You say give them time to produce results, well I say: produce the results
and then raise ticket costs, ala the Patriots and Red Sox. 

Generally quality ownerships wait until they have accomplished something
and then hit the fans up.  Or they raise ticket prices and then go out 
and sign quality free agents and take on considerable extra payroll. 
Celtics management has done neither (excluding the Vin Baker morass).

Bad owners like the Bruins' Jacob Brothers operate in this fashion.

Ray  


> ** Original Subject: RE: You Should Get What You Pay For
> ** Original Sender: "Wright, Cecil" <Cecil.Wright@xxxxxxxxxxxxx>
> ** Original Date: Mon, 22 Sep 2003 07:52:11 -0700 (PDT)
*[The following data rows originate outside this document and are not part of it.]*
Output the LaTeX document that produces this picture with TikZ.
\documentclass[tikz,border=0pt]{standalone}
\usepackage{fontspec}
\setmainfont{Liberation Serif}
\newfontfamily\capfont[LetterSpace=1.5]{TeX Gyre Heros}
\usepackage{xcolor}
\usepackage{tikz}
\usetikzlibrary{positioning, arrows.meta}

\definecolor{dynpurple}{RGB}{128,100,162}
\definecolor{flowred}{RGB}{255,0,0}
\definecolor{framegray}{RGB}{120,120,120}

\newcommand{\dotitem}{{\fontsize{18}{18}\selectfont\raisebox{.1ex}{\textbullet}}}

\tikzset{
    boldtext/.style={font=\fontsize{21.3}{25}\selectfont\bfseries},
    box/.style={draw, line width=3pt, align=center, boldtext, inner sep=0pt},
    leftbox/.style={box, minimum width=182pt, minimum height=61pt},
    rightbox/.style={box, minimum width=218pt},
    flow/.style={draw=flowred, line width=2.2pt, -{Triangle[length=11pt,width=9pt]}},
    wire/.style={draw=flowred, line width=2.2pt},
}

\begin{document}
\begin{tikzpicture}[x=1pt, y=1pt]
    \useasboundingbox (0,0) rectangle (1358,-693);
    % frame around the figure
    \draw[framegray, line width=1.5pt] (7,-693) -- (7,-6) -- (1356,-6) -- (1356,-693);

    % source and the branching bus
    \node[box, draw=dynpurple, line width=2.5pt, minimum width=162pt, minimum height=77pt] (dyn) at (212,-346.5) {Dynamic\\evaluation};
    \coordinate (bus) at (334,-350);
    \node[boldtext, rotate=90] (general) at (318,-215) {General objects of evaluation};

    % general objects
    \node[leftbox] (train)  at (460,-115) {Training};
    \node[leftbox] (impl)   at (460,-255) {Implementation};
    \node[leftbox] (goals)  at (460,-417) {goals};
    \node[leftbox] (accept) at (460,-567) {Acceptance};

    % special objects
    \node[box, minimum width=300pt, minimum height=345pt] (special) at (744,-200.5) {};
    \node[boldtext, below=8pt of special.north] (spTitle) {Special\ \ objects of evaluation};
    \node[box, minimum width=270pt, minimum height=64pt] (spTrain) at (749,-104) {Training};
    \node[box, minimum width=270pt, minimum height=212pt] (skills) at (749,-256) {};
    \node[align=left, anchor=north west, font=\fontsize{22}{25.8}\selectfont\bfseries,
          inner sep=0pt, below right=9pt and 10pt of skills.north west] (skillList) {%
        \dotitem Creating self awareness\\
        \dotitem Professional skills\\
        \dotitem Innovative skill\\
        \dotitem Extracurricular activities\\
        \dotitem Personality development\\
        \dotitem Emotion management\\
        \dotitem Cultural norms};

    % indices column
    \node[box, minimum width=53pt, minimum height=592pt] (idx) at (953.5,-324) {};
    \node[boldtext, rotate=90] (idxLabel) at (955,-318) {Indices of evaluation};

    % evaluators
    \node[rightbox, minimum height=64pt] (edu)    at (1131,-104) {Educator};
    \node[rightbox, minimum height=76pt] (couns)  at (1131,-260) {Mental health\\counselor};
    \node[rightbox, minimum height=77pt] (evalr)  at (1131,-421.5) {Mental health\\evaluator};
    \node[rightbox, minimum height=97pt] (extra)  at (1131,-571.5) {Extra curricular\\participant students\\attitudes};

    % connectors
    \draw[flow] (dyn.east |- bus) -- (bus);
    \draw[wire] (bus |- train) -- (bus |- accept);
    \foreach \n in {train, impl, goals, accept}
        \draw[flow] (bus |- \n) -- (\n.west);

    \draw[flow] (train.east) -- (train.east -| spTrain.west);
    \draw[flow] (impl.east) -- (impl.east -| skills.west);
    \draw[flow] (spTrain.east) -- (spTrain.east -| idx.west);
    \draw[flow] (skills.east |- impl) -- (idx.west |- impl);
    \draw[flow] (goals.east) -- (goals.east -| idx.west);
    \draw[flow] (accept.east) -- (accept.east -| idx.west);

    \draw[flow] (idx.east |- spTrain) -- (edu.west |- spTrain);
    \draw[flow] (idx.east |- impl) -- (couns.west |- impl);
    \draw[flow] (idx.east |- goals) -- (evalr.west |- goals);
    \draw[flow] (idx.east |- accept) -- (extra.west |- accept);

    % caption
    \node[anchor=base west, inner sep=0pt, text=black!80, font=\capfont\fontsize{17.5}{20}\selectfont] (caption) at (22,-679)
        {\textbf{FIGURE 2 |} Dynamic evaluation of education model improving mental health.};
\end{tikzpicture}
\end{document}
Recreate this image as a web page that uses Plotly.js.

> ** Original Message follows... 

>
> I believe you must give the new ownership time to produce some results.  Some folks can complain and berate them for what they have done thus far (Ray), or some choose to see the actual product sent out to the parquet before they make up their minds (most other fans).
> 
> 
> Cecil  
> 
> -----Original Message-----From: wayray@xxxxxxxxxxxxx [mailto:wayray@xxxxxxxxxxxxx]
> Sent: September 22, 2003 12:35 PM
> To: celtics@xxxxxxxx
> Subject: You Should Get What You Pay For
> 
> 
> Apparently the small (4th in the Boston Pro Sports Market) but enthusiastic
> core of Celtics fans have embraced the mammoth ticket price increase sans
> any management expenditure for other than the bottom of the barrel free agent
> signings.
> 
> Well, you should get what you pay for, and if the other teams in the EC 
> outperform the Celtics, because their ownerships weren't so parsimonious
> in the redistribution of cap space for quality free agents, then the fans have no 
> one to blame but themselves for supporting the situation. 
> 
> Myself, I have no problem with sports teams gauging the fans for every cent 
> they have, as long as they give back something, ala what the Red Sox
> have done these recent seasons, with the most costly ticket in baseball, but 
> balanced by a high and competitve payroll.
> 
> The Celtics have sadly failed in this department the past few years.
> One  can only hope, that either management rewards the fans for their
> loyalty in future years by becoming active in the free agent market or
> the fans vote with their feet and reject further abuses of goodwill.